Types of Multi-Wick Candles
Most multiple wick candles are molded as either pillars or jar candles. Because the multiple wicks need more space in the wax to burn properly, the candles are usually larger and heavier than single-wick varieties. However, some unique designs can use less wax by creating a candle with a large surface area but less depth than normal.
Using more than one wick is only one way to make a candle unique. Other style options for multi-wick pillars and jars include:
- Choosing one or more scents to embed in the candle
- Using different colors of wax for a layered effect
- Using chunks, dried flowers, glitter, sequins or other embellishments to decorate the candle
- Opting for unusual log or curve shapes rather than standard molds
The most common number of wicks in a multi-wick design is three, but don't be afraid to experiment. Five- and seven-wick candles are also popular. Creative crafters can even use symmetrical shapes such as stars or pentagons to create multi-wick molds that enhance both the candle and the overall shape.
Tips for Making Candles
Before attempting a multi-wick design, it is important that crafters master the process of making a standard single-wick pillar or jar candle. Once you are familiar with those techniques, you can progress to using more than one wick.
The following tips are designed to make the process smoother:
- Multi-wick candles need a larger crown. The pools of melted wax resulting from burning the wick should not be able to intersect, or the structure of the candle could collapse. Choose molds and shapes with a large crown surface area for multiple wicks.
- Each wick must be evenly spaced from other wicks and from the sides of the candle to promote even burning.
- When placing wicks, secure them tightly to prevent curving or twisting that would distort the candle as it burns. All wicks should be parallel.

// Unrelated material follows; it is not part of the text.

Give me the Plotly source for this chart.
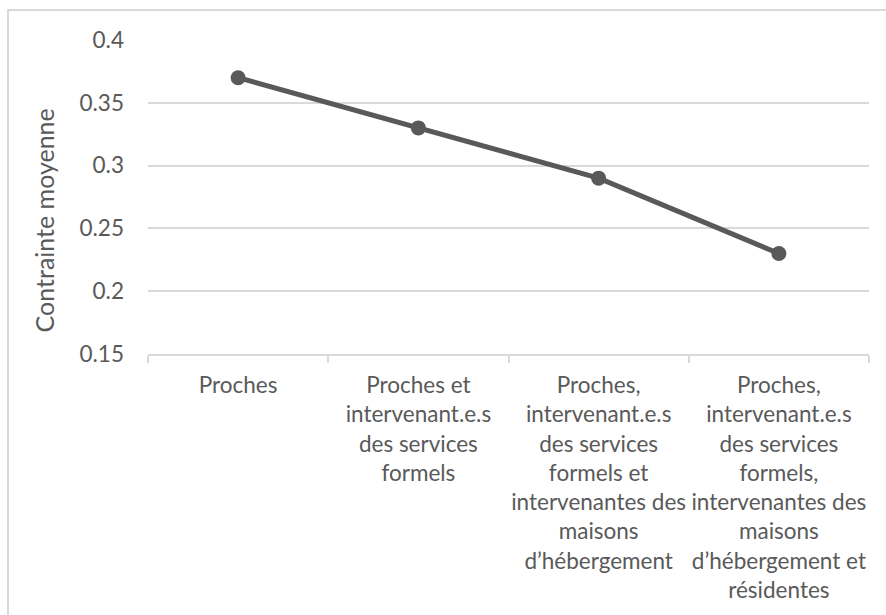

- Because most multiple-wick candles are large, they require a longer period of time to cool and set before they can be unmolded or used.
- If placing multiple wicks in a jar candle, do not place the wicks too close to the glass. Wicks burned close to the glass can cause it to break.
- Consider using pre-measured multi-wick molds or multi-wick plunger tools to position wicks.
- Pour wax carefully and evenly to keep from accidentally dislodging wicks. If possible, pour wax from more than one side of the mold to keep any displacement evenly distributed.
- All wicks should be even on the candle's crown. Do not use a pyramid mold with wicks spaced down the side or other asymmetrical shapes.
It is best to start with simple ideas when crafting candles with multiple wicks. Once you have perfected the technique, you can consider more elaborate projects.
The distinction and beauty of multi-wick candles can easily be transferred into a variety of stunning projects, such as:
- Centerpieces in a variety of shapes, with or without additional embellishments
- Emergency candles with multiple wicks to give off more light than single candles
- Using multiple wicks to highlight unusual candle shapes, such as stars or other geometric figures
- Unique menorahs, advent wreaths, or other seasonal candles
As with any candle, multi-wick candles need to be properly cared for to burn safely and properly. Always use a heat-resistant surface to burn a candle. Never burn a multi-wick pillar or jar for longer than three hours at a time, since the wax pools may begin to merge and cause a fire hazard. All wicks should be burned an equal amount of time, typically simultaneously, to prevent unbalancing the candle.Multi-wick candles add beauty and elegance to any home, and learning to make them can be a rewarding and challenging experience.